What is Acne?
If you have acne, then you are not alone. Over 676 million people world wide suffer from or have some form of acne. Acne is a chronic medical condition. In America, over 50 million people have active acne and 85% of people between the ages of 12-24 years old has some form of acne. It affects the pilosebacious glands and may manifest as inflammatory or non inflammatory lesions. Acne may affect the face, the back or the chest.
Acne has many causes and the various methods of treatments reflex the understanding of the pathophysiology of the process. Hormone imbalance seem to play a large roll in the manifestation of acne. It is believed that the surge in certain sex hormone cause sebaceous gland hyperactivity. In other cases, acne is believed to be caused from bacterial infection. Propionibacterium is commonly implicated. Sometimes acne may precede the onset of menarche by up to 1 year. The sebaceous gland is a small gland just adjacent to the shaft of the hair follicle that lubricates the hair as it grows out of the skin. It is the dis-regulation of that gland that contributes to acne.
As far back in time as the record extends, acne has been a problem and there have been a constant quest as to find the best treatment for it. Over the years many treatments have evolved. These treatment have been based on what was assumed to be the cause. It is also well known that certain food and lifestyle may contribute to acne. Soda, rice, bread, cake and chocolate have been frequently implicated. In fact some patient will tell you that it occurred shortly after they eat chocolate etc.

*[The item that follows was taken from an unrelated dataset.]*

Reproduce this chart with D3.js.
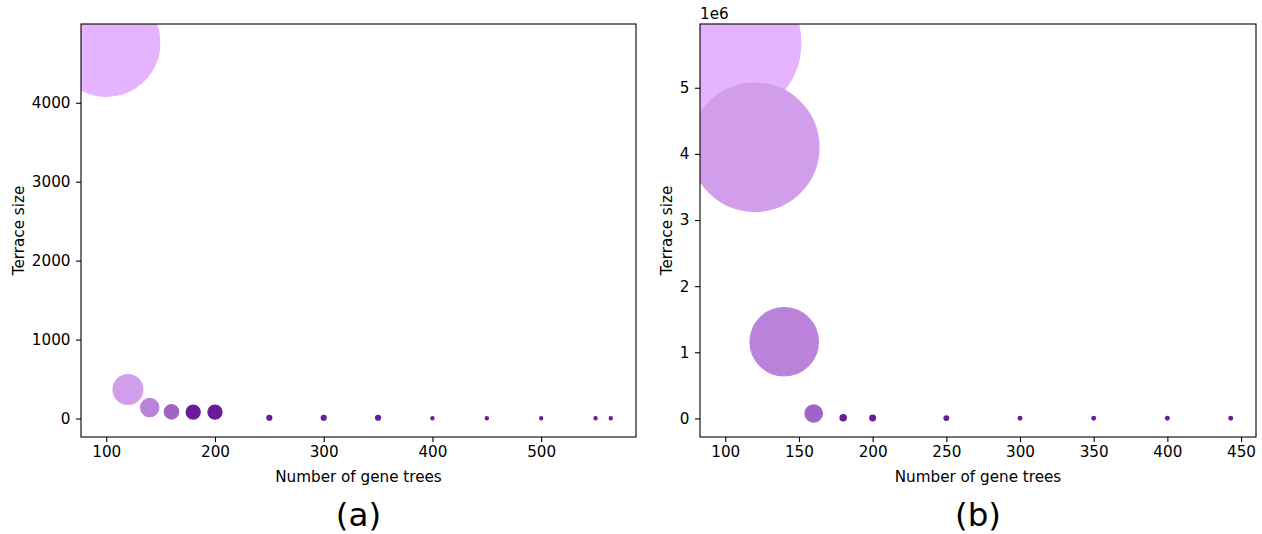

Some of the life style factors that contribute to acne are, smoking, alcohol consumption, irregular diet patterns, erratic sleep patterns, stress and last but not least cosmetic.
If you go to see a physician for acne treatment, chances are this is how you will be treated: First-line treatment for moderate acne vulgaris includes a combination of benzoyl peroxide and a topical antibiotic (erythromycin or clindamycin), topical retinoid, or both; benzoyl peroxide, an oral antibiotic, and topical retinoid; or benzoyl peroxide, oral and topical antibiotics, and a topical retinoid. Some physician may add tetracycline (minocycline, doxycycline) to the mix. In cases where the patient may be pregnant, the patient is still growing or the patients is otherwise unable to tolerate Tetracycline, a macrolide (erythromycin, azithromycin) may be used instead.
As you can see, acne is a complex condition and requires a comprehensive multifactorial approach. No one treatment is perfect for all patients and that is why clinicians have to tailor their approach based on the unique requirements of their particular patients. For some patients a singular modality is enough while others may require a more comprehensive and complex approach. When treating acne, it is always important to figure out the triggers and eliminate the underlining cause. In cases where it is clearly understood that certain foods, smoking, excessive alcohol consumption are the culprits, then we can work with the patient to eliminate those foods or habits from their daily routine. If stress or poor sleep habits are the underlining causes, it is important to treat those too.
Sometimes, none of the modalities of treatment above work. This is where the laser stands head and shoulders above all other modalities of treatment. With the laser, we can lyse the pustules. We sterilize the area and kill all the microorganisms that is contributing to the irritation of the sebaceous gland. We shrink the pours and then we generate collagen to fill out those craters and finally a light peel to reveal the underlining new skin.